Certain regions have far outpaced their local RPS requirements.  For instance, Texas and the Midwest have requirements of roughly 20 TWh, but are producing greater than 60 and 100 TWhs/year, respectively. The Southeast, as of the time of this report, had essentially zer0 requirements, but was producing almost 20 TWh/year of non-hydro renewables. As the authors of the paper pointed out, renewable capacity will come from many places other than RPS requirements.

Over the past decade, roughly 50% of the 154 GW of renewables deployed were to meet RPS standards, being as high as almost 80% in 2007 but falling to less than 30% by 2018. These values vary greatly by region though (below).

An interesting nugget – 9 GW of RPS requirement meeting renewables have been built in non-RPS states, and wheeled into the state via power lines.

The cost of these programs increased the cost of electricity by 1.8¢/kWh, and roughly $4.7 billion in 2018. These values increased from 1.5¢/kWh and $4.0 billion in 2017. This represents a weighted average of 2.6% of electricity bills, ranging from 0.3% to 5.8% of electricity bills across the United States. The author notes that due to many states having varying techniques for representing the cost of renewables (or the avoided costs), cost increases in the past few years were “muddied” by California.
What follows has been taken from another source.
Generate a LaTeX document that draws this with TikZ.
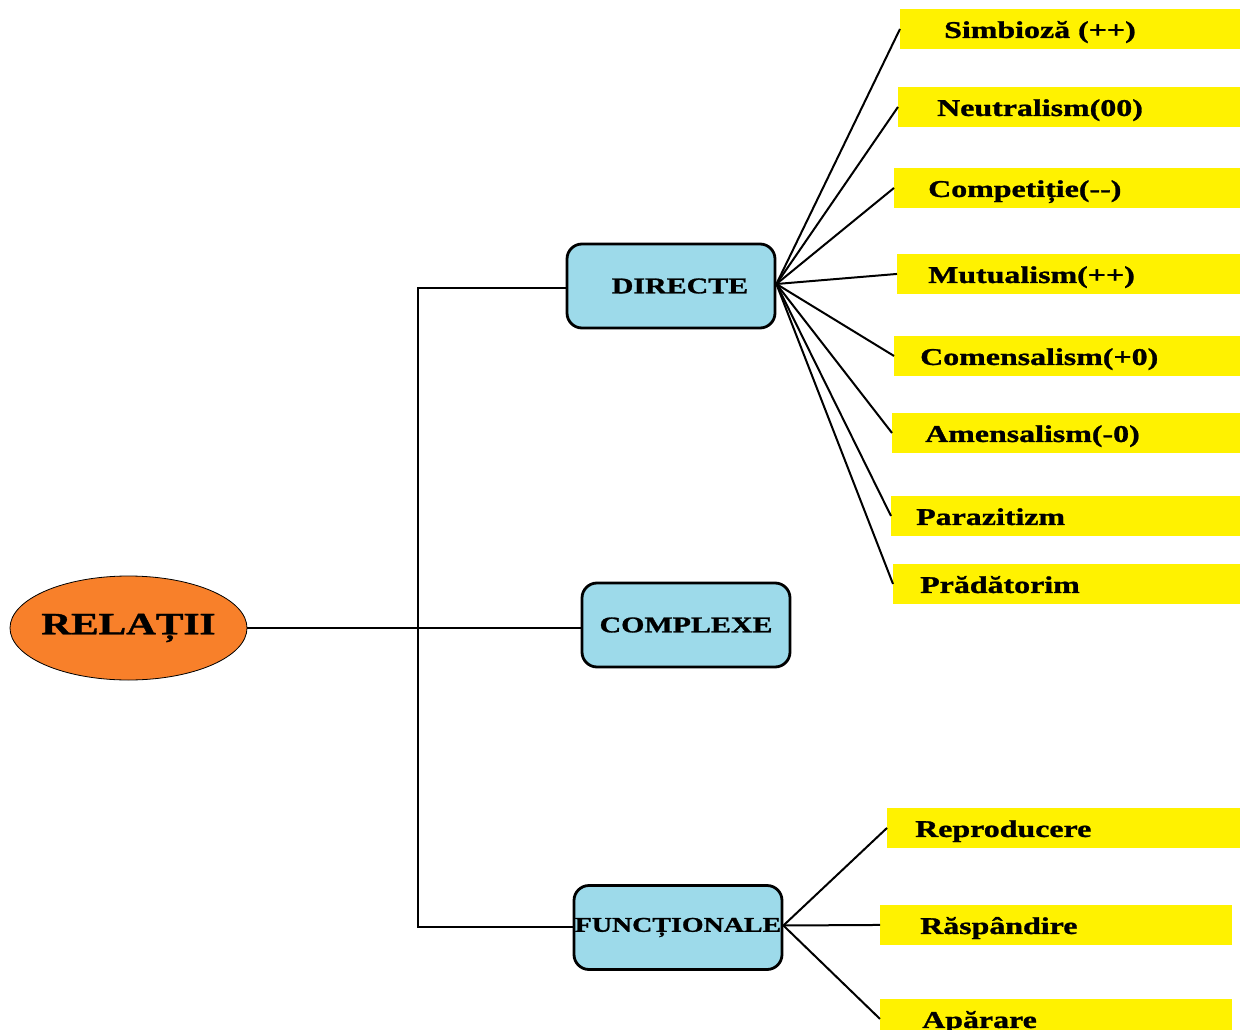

The actual capacity that will be deployed by 2030 to meet these requirements is projected to be 73 GW (below image), 11 GWac of that being solar power and 10 GW being offshore wind. Noted below is that the Midwest and non-California western states are way beyond their RPS values, but that the Atlantic Coast, Northeast and California have a lot of volume to deploy to meet their very aggressive mandates. The report also notes that there will be some renewables that retire (or are repowered) in this period, and that this volume isn’t represented in the document.

And while past results are not indicative of future performance (100% in New Mexico, Washington, California, etc.), there is good reason to assume that the values reported above will increase. The report shows RPS-related activity is regularly being discussed across the nation (below image), with 190 bills introduced in a year-long period, and 12 strengthenings versus 3 weakenings.